#### YOUR GOAL
Some lines in the listing below may include the string "this". How many are there? Give only the number.

#### DATA FOR THE TASK

★ ★ ★ ★ ★

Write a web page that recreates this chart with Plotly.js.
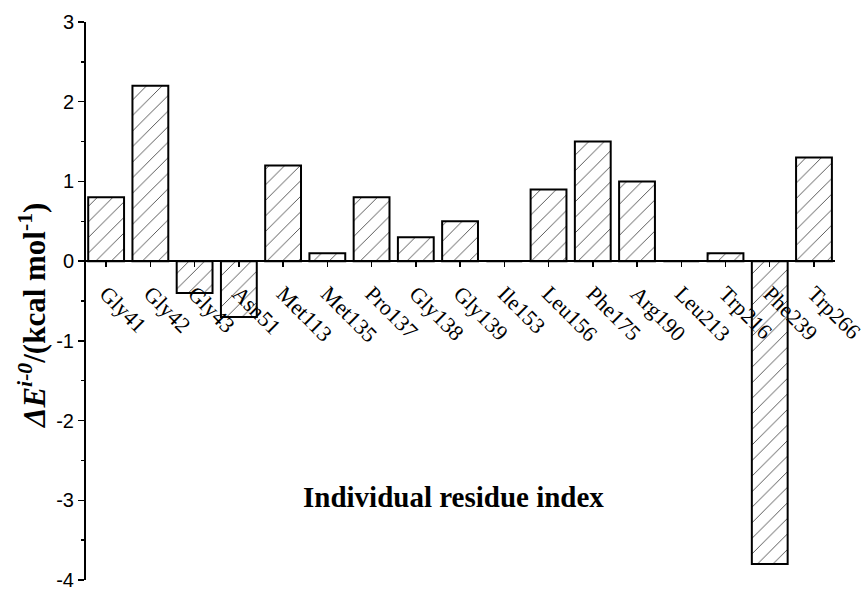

★ ★ ★ ★ ★

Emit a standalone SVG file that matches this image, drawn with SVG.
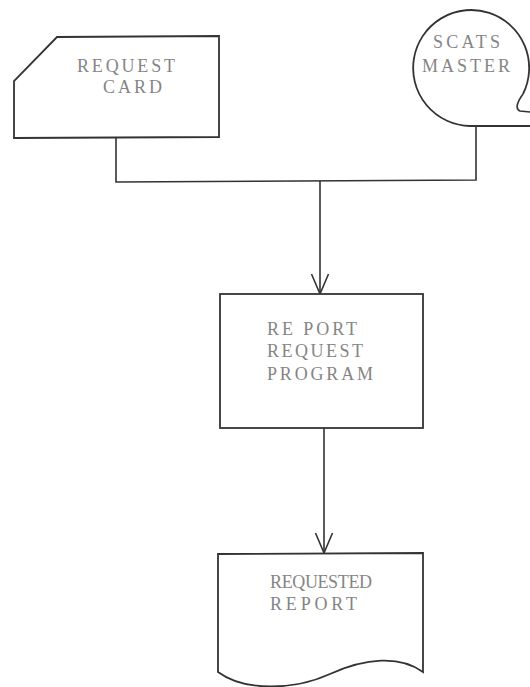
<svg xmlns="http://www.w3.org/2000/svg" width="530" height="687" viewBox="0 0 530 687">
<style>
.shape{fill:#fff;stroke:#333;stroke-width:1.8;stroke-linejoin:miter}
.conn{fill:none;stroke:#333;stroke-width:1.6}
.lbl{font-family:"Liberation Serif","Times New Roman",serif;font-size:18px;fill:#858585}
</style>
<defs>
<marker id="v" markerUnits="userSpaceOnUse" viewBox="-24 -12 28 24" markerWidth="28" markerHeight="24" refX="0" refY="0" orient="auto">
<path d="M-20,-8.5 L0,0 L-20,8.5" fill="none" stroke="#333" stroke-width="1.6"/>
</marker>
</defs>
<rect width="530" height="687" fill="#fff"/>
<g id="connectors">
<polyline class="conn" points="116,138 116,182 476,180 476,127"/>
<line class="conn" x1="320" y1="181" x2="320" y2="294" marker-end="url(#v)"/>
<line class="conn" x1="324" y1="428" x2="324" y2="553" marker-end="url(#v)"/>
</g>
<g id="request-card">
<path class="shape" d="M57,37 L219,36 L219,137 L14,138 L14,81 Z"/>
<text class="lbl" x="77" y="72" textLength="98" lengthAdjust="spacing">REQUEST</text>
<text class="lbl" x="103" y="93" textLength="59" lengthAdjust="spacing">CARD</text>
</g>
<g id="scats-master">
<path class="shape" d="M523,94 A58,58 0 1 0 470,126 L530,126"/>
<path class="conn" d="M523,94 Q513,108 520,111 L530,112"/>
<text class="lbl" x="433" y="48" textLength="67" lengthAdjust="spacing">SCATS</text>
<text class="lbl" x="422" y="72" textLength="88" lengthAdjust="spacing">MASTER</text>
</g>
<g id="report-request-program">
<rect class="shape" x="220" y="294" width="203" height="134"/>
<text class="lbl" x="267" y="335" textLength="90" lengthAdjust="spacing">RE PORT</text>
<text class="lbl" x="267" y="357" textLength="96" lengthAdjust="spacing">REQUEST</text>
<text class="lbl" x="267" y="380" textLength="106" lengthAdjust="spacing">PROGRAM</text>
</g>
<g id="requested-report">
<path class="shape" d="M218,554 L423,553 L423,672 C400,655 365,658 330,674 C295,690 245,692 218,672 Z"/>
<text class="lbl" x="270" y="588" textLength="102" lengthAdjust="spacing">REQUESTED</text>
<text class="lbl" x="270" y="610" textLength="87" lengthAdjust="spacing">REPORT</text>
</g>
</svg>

★ ★ ★ ★ ★

#### REPLY TO THE TASK
2